Shortly after September 26, 2002, a Gulfstream jet carrying Addington, Alberto Gonzales, CIA attorney John A. Rizzo, William Haynes II, two Justice Department lawyers, Alice S. Fisher and Patrick F. Philbin, and the Office of Legal Counsel's Jack Goldsmith flew to Camp Delta to view the facility that held enemy combatants, including Mohammed al-Kahtani, then to Charleston, South Carolina to view the facility that held enemy combatants, including José Padilla, and finally to Norfolk, Virginia, where they briefly viewed an enemy combatant on a videoscreen display.

In November 2006, the German government received a complaint seeking the prosecution of Addington and 15 other current and former U.S. government officials for alleged war crimes. The German Prosecutor General at the Federal Supreme Court declined to initiate proceedings on the complaint.

According to Harvard Law School professor Jack Goldsmith, the head of the Office of Legal Counsel from 2003 to 2004, Addington once said that "we're one bomb away from getting rid of that obnoxious court," referring to the secret United States Foreign Intelligence Surveillance Court, which oversees clandestine wiretapping. Goldsmith also noted that Addington was speaking sarcastically at the time. Washington Post reporter Barton Gellman writes that Addington was the author of the controlling legal and technical documents for the Bush administration's warrantless surveillance program, typing the documents on a Tempest-shielded computer across from his desk in room 268 of the Eisenhower Executive Office Building and storing them in a vault in his office. That area of the building was the site of a fire in December, 2007.

Former Secretary of State Colin Powell is alleged to have remarked in private, regarding who was responsible for the NSA wiretapping of U.S. citizens without a warrant: "It's Addington," and further, that "he doesn't care about the Constitution." when speaking with friends at a Washington Redskins game. Jack Goldsmith has written that if Powell indeed made this remark, "he was wrong," as Addington and Cheney "seemed to care passionately about the Constitution as they understood it." Further, it is alleged, at least during Cheney's term as Secretary of Defense from 1989–93, that Addington and Cheney were deeply and eagerly interested in the U.S. Continuity of Operations Plan (CO-OP), to be used in the event of a nuclear attack on the U.S. (and first partially implemented after 9/11/01). This plan is alleged to provide "enduring Constitutional government" under a "paramount unitary executive" with "cooperation from" Congress and the several Courts. This deep and eager interest in the CO-OP was reported by the New Yorker to extend to drills where Cheney spent his nights in a bunker, perhaps that "secure undisclosed location" which he was said to occupy following 9/11. Apparently Addington has taken this interest to the point where "For years, Addington has carried a copy of the U.S. Constitution in his pocket; taped onto the back are photocopies of extra statutes that detail the legal procedures for Presidential succession in times of national emergency..." perhaps, even a national emergency that involves the CO-OP.

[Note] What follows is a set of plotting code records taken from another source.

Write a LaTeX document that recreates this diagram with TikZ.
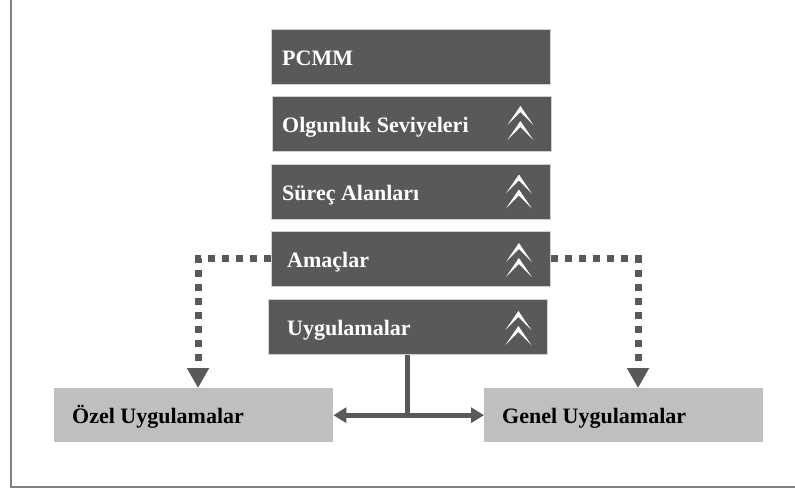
\documentclass[tikz,border=0pt]{standalone}
\usepackage{fontspec}
\setmainfont{Liberation Serif}
\usetikzlibrary{arrows.meta,calc}

\definecolor{boxdark}{HTML}{595959}
\definecolor{boxlight}{HTML}{BFBFBF}
\definecolor{boxedge}{HTML}{D0D0D0}
\definecolor{framegray}{HTML}{808080}

\tikzset{
  darkbox/.style={fill=boxdark, draw=boxedge, line width=0.8pt,
    minimum width=279pt, minimum height=55pt, inner sep=0pt, anchor=north west},
  lightbox/.style={fill=boxlight, minimum width=279pt, minimum height=54pt,
    inner sep=0pt, anchor=north west},
  darklabel/.style={text=white, font=\fontsize{22}{26}\selectfont\bfseries,
    inner sep=0pt, anchor=base west},
  lightlabel/.style={text=black, font=\fontsize{22}{26}\selectfont\bfseries,
    inner sep=0pt, anchor=base west},
  dotflow/.style={draw=boxdark, line width=7pt, dash pattern=on 7pt off 7pt,
    -{Triangle[length=20pt,width=21pt]}},
  solidflow/.style={draw=boxdark, line width=5pt},
  framerule/.style={draw=framegray, line width=1.5pt},
  chevrons/.pic={
    \fill[white] (0,0) -- (13,19) -- (0,6) -- (-13,19) -- cycle;
    \fill[white] (0,15) -- (13,34) -- (0,21) -- (-13,34) -- cycle;
  }
}

\begin{document}
\begin{tikzpicture}[x=1pt,y=-1pt]
  \useasboundingbox (0,0) rectangle (795,490);

  % open frame: left and bottom rules
  \coordinate (ftop) at (11,0);
  \coordinate (fcorner) at (11,487);
  \coordinate (fright) at (795,487);
  \draw[framerule] (ftop) -- (fcorner) -- (fright);

  % stacked levels
  \node[darkbox] (pcmm) at (271,29) {};
  \node[darkbox] (olg)  at (272,96) {};
  \node[darkbox] (sur)  at (271,164) {};
  \node[darkbox] (ama)  at (271,231) {};
  \node[darkbox] (uyg)  at (268,299) {};

  \node[darklabel] (tpcmm) at ([xshift=11pt,yshift=-8.5pt]pcmm.west) {PCMM};
  \node[darklabel] (tolg)  at ([xshift=10pt,yshift=-9pt]olg.west) {Olgunluk Seviyeleri};
  \node[darklabel] (tsur)  at ([xshift=11pt,yshift=-8.5pt]sur.west) {Süreç Alanları};
  \node[darklabel] (tama)  at ([xshift=16pt,yshift=-8.5pt]ama.west) {Amaçlar};
  \node[darklabel] (tuyg)  at ([xshift=19pt,yshift=-8.5pt]uyg.west) {Uygulamalar};

  \pic at ([xshift=108.5pt,yshift=-10pt]olg.north) {chevrons};
  \pic at ([xshift=108pt,yshift=-10.5pt]sur.north) {chevrons};
  \pic at ([xshift=108pt,yshift=-12pt]ama.north) {chevrons};
  \pic at ([xshift=110.5pt,yshift=-12pt]uyg.north) {chevrons};

  % practice types
  \node[lightbox] (ozel)  at (54,388) {};
  \node[lightbox] (genel) at (484,388) {};
  \node[lightlabel] (tozel)  at ([xshift=18pt,yshift=-8pt]ozel.west) {Özel Uygulamalar};
  \node[lightlabel] (tgenel) at ([xshift=18pt,yshift=-8pt]genel.west) {Genel Uygulamalar};

  % dotted flows from the goals level
  \coordinate (lbend) at (198,0);
  \coordinate (rbend) at (638,0);
  \draw[dotflow] (ama.west) -| (lbend |- ozel.north);
  \draw[dotflow] (ama.east) -| (rbend |- genel.north);

  % practices split into the two types
  \coordinate (junction) at (uyg.south |- ozel.east);
  \draw[solidflow] (uyg.south) -- (junction);
  \draw[solidflow, {Triangle[length=13pt,width=15pt]}-{Triangle[length=13pt,width=15pt]}]
    (ozel.east) -- (genel.west);
\end{tikzpicture}
\end{document}
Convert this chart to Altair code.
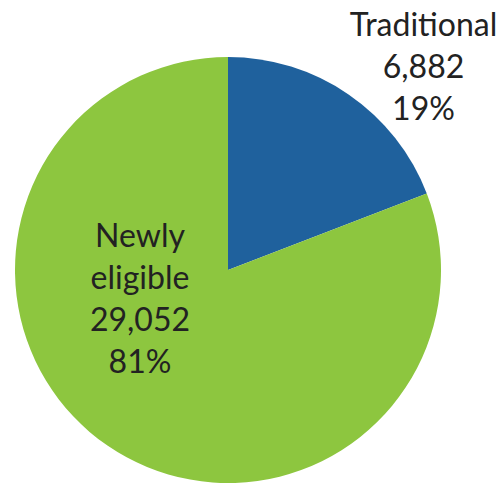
import altair as alt
import pandas as pd

categories = ["Traditional", "Newly eligible"]
values = [6882, 29052]
percents = [19, 81]
label_lines = [["Traditional"], ["Newly", "eligible"]]
colors = ["#1F619D", "#8DC63F"]

rows = []
for i, (c, v, p, ll) in enumerate(zip(categories, values, percents, label_lines)):
    rows.append({
        "category": c,
        "value": v,
        "order": i,
        "label": "\n".join(ll + [f"{v:,}", f"{p}%"]),
    })
df = pd.DataFrame(rows)
total = sum(values)

CX, CY, R = 228, 270, 213
FONT = "Lato"
FS = 32
LH = 42
TXT = "#222222"

base = alt.Chart(df)

pie = base.mark_arc(outerRadius=R, stroke=None).encode(
    x=alt.value(CX),
    y=alt.value(CY),
    theta=alt.Theta("value:Q", stack=True),
    order=alt.Order("order:Q"),
    color=alt.Color("category:N", scale=alt.Scale(domain=categories, range=colors), legend=None),
)

lab_base = base.transform_window(
    cum="sum(value)", sort=[alt.SortField("order")]
).transform_calculate(
    mid="datum.cum - datum.value / 2"
)

def label_layer(cat, radius, dx, dy):
    return lab_base.transform_filter(alt.datum.category == cat).mark_text(
        font=FONT, fontSize=FS, lineHeight=LH, lineBreak="\n", color=TXT,
        align="center", baseline="middle", dx=dx, dy=dy,
    ).encode(
        x=alt.value(CX),
        y=alt.value(CY),
        theta=alt.Theta("mid:Q", scale=alt.Scale(domain=[0, total], range=[0, 6.283185307179586])),
        radius=alt.value(radius),
        text="label:N",
    )

t1 = label_layer("Traditional", 250, 54, -38)
t2 = label_layer("Newly eligible", 0, -88, -33)

chart = alt.layer(pie, t1, t2).resolve_scale(theta="independent").properties(
    width=502, height=484, padding=0,
    autosize=alt.AutoSizeParams(type="none"),
).configure_view(stroke=None)

chart.save("out.html", embed_options={"renderer": "svg", "actions": False})
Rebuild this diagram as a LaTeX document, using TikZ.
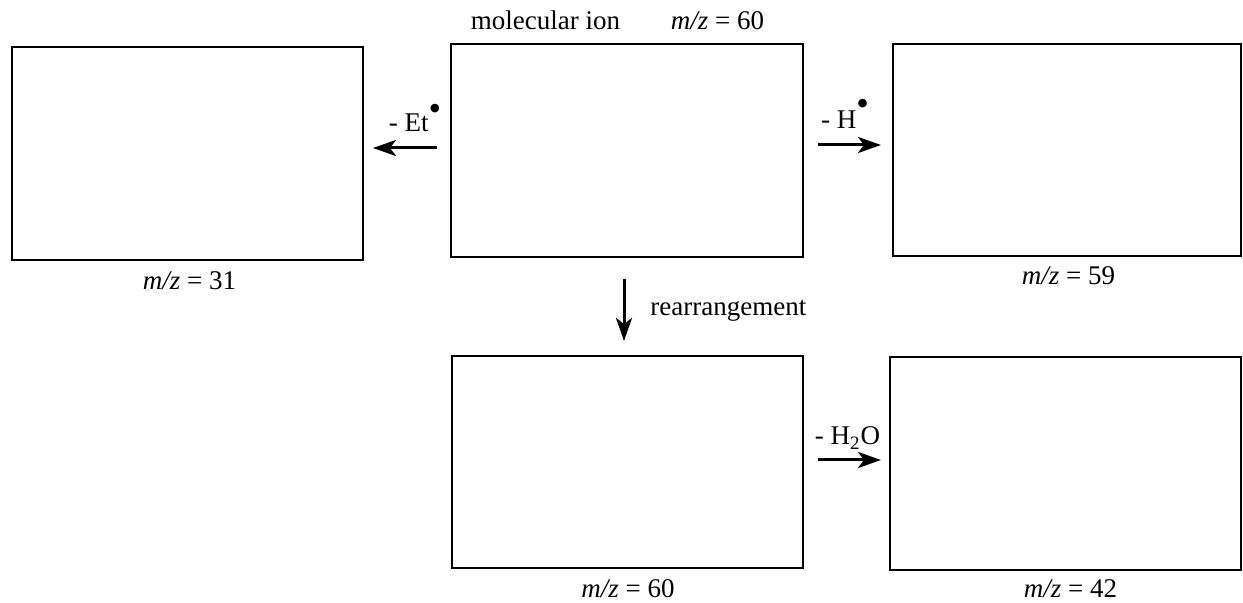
\documentclass[tikz,border=0pt]{standalone}
\usepackage{fontspec}
\setmainfont{Liberation Serif}
\usetikzlibrary{arrows.meta}
\newcommand{\raddot}[1]{\raisebox{#1}{\fontsize{18}{18}\selectfont •}}
\begin{document}
\begin{tikzpicture}[x=0.5pt,y=-0.5pt,
  box/.style={draw,line width=1pt,inner sep=0pt},
  arr/.style={line width=1.5pt,-{Stealth[length=11.5pt,width=8pt,inset=3pt]}},
  lbl/.style={inner sep=0pt,anchor=base,font=\fontsize{13.5}{16}\selectfont}]
\useasboundingbox (0,0) rectangle (1243,603);
% boxes
\node[box,minimum width=175.5pt,minimum height=106.5pt] (lt) at (187.5,153.5) {};
\node[box,minimum width=176pt,minimum height=106.5pt] (tc) at (627,150.5) {};
\node[box,minimum width=174pt,minimum height=106pt] (tr) at (1067,150) {};
\node[box,minimum width=175.5pt,minimum height=106pt] (bc) at (627.5,462) {};
\node[box,minimum width=175.5pt,minimum height=106.5pt] (br) at (1065.5,463.5) {};
% labels
\node[lbl] (mi) at (545.5,30) {molecular ion};
\node[lbl] (m60t) at (717.5,30) {\textit{m/z} = 60};
\node[lbl] (m31) at (189.5,290) {\textit{m/z} = 31};
\node[lbl] (m59) at (1068.5,285) {\textit{m/z} = 59};
\node[lbl] (m60b) at (628,598) {\textit{m/z} = 60};
\node[lbl] (m42) at (1070.5,598) {\textit{m/z} = 42};
\node[lbl] (et) at (415,132) {- Et\raddot{5.8pt}};
\node[lbl] (h) at (845,129) {- H\raddot{6.8pt}};
\node[lbl] (h2o) at (847.5,445) {- H\textsubscript{2}O};
\node[lbl,anchor=base west] (re) at (650,316) {rearrangement};
% arrows
\draw[arr] ([xshift=-6.5pt]tc.west |- 0,148) -- ([xshift=4.5pt]lt.east |- 0,148);
\draw[arr] ([xshift=7pt]tc.east |- 0,145) -- ([xshift=-5.5pt]tr.west |- 0,145);
\draw[arr] ([yshift=-10.5pt]tc.south -| 624,0) -- ([yshift=7pt]bc.north -| 624,0);
\draw[arr] ([xshift=7pt]bc.east |- 0,460) -- ([xshift=-4pt]br.west |- 0,460);
\end{tikzpicture}
\end{document}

Although press reports state that Addington consistently advocated the expansion of presidential powers and the unitary executive theory, a nearly absolute deference to the executive branch from Congress and the judiciary, Addington stated in his sworn House Judiciary Committee testimony that he intends the term "unitary executive" to refer to the provision of the Constitution that vests all "executive Power" in "a President" rather than in multiple officials or Congress. In a June 26, 2007 letter to Senator John Kerry, Addington asserted that by virtue of Executive Order 12958 as amended in 2003, the Office of the Vice President was exempt from oversight by the National Archives' Information Security Oversight Office for its handling of classified materials, which President George W. Bush confirmed to be the correct interpretation of his revised order. He had previously pushed for elimination of a presidentially-mandated position (as opposed to at the option of the Archivist) of director of the oversight office after a dispute over oversight of classified information. The story was broken after the Chicago Tribune noticed an asterisk in an ISOO report "that it contained no information from OVP". Although a federal district judge initially ordered Addington to submit to a deposition in a lawsuit filed to protect Cheney's vice-presidential records from potential destruction under the provisions of the Presidential Records Act of 1978, the United States Court of Appeals for the District of Columbia Circuit overruled the federal district judge and held that Addington did not have to submit to the deposition.

Addington, along with other officials, was mentioned by title in I. Lewis "Scooter" Libby Jr.'s indictment for five felony charges related to the Plame affair, regarding the leak of the identity of a CIA officer, and he testified at the Libby trial. A PBS Frontline documentary "Cheney's Law" broadcast on October 16, 2007 detailed Addington's key role in Bush administration policy making, and noted that he declined to be interviewed regarding his thoughts on the limits of executive privilege. On June 26, 2008, Addington appeared to testify under subpoena from the House Judiciary Committee along with former Justice Department attorney John Yoo in a contentious hearing on detainee treatment, interrogation methods and the extent of executive branch authority.video This testimony was Addington's only public statement during his eight years as Cheney's vice presidential counsel and chief of staff.